Recommendation for Executive Action

  1. Status: Closed - Implemented

    Comments: The Navy has assessed the financial effect of its consolidation efforts and determined that the impact will be positive or have limited impact. The Navy has maintained the same degree of total depot maintenance cost and performance visibility as prior to consolidation. The consolidated maintenance activity at Pearl Harbor runs the same management information systems as the shipyards that continue to operate within the Navy Working Capital Fund. All required cost and performance management data remain available and therefore the cost visibility is identical. For example, in May 2003, the OSD Comptroller requested a special detailed set of cost data from all Naval Shipyards to assess if full cost visibility is being maintained. The OSD comptroller concluded that the data from Pearl Harbor provided the same degree of total cost detail and visibility as that from the other Naval Shipyards still under the Navy Working Capital Fund. Regarding maintaining adequate capital investment for ship maintenance activities, the experience at the consolidated Pearl Harbor facility demonstrates improving levels of capital investment, including facility and equipment improvement. Under the Pearl Harbor consolidation, capital investment funding increased from $8M in fiscal year (FY) 1999 to $21.7M in FY2003. (Note: The funding in the intervening years was $5.7M for FY2000; $20M for FY2001; and $23M for FY2002--overall sizeable increases.) Regarding the overall impact of consolidation on Navy shipyards and activities remaining in the working capital fund, (1) the Navy plans to migrate all of its shipyard activity out of the working capital fund, and (2) the impact on other remaining activities will be relatively small and manageable. According to Navy officials, the remaining shipyard activities comprise less than 10 percent of the total Navy Working Capital Fund revenues. The Navy's actions implement GAO's recommendations regarding shipyard consolidations.

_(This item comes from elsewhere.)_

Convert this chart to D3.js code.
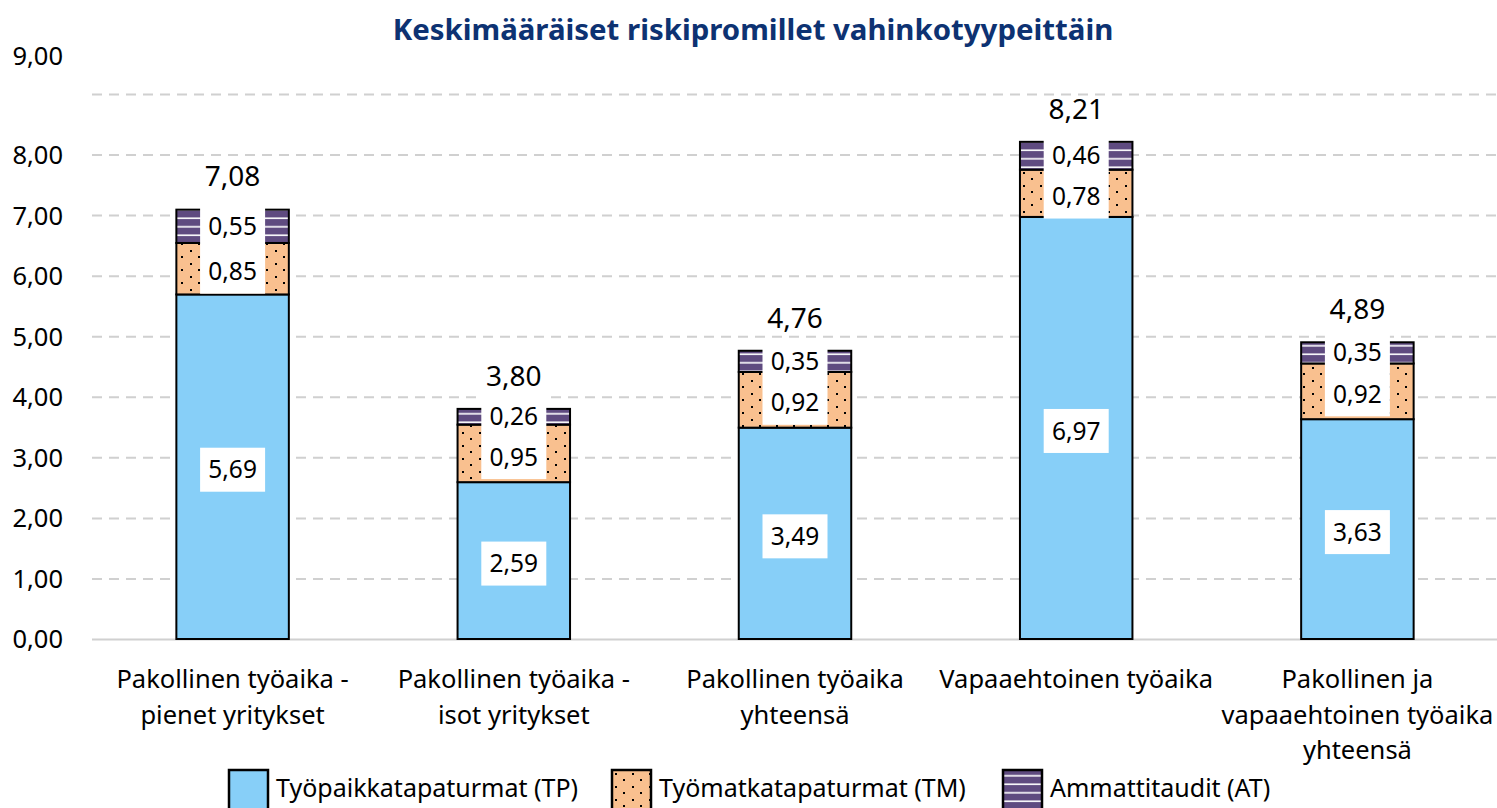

    Recommendation: As the Navy proceeds with other similar consolidations, the Secretary of Defense should require the Secretary of the Navy to resolve issues related to the appropriate mechanism to finance and manage these types of activities. Specific financial questions that need to be resolved include the impact of using the direct appropriations to finance the pilot and other potential regionalization actions with regard to: (1) the Navy shipyards and activities remaining in the working capital fund; (2) ship maintenance activities during periods without appropriations; (3) cost visibility of ship maintenance activities; (4) incentives inherent under NWCF's buyer/seller relationship for improving productivity and performance; and (5) the capital investment program for ship maintenance activities. In addition, other questions that need to be resolved include determining whether the pilot's command structure under the Fleet's ownership has helped streamline the ship maintenance process and improve operations in Hawaii.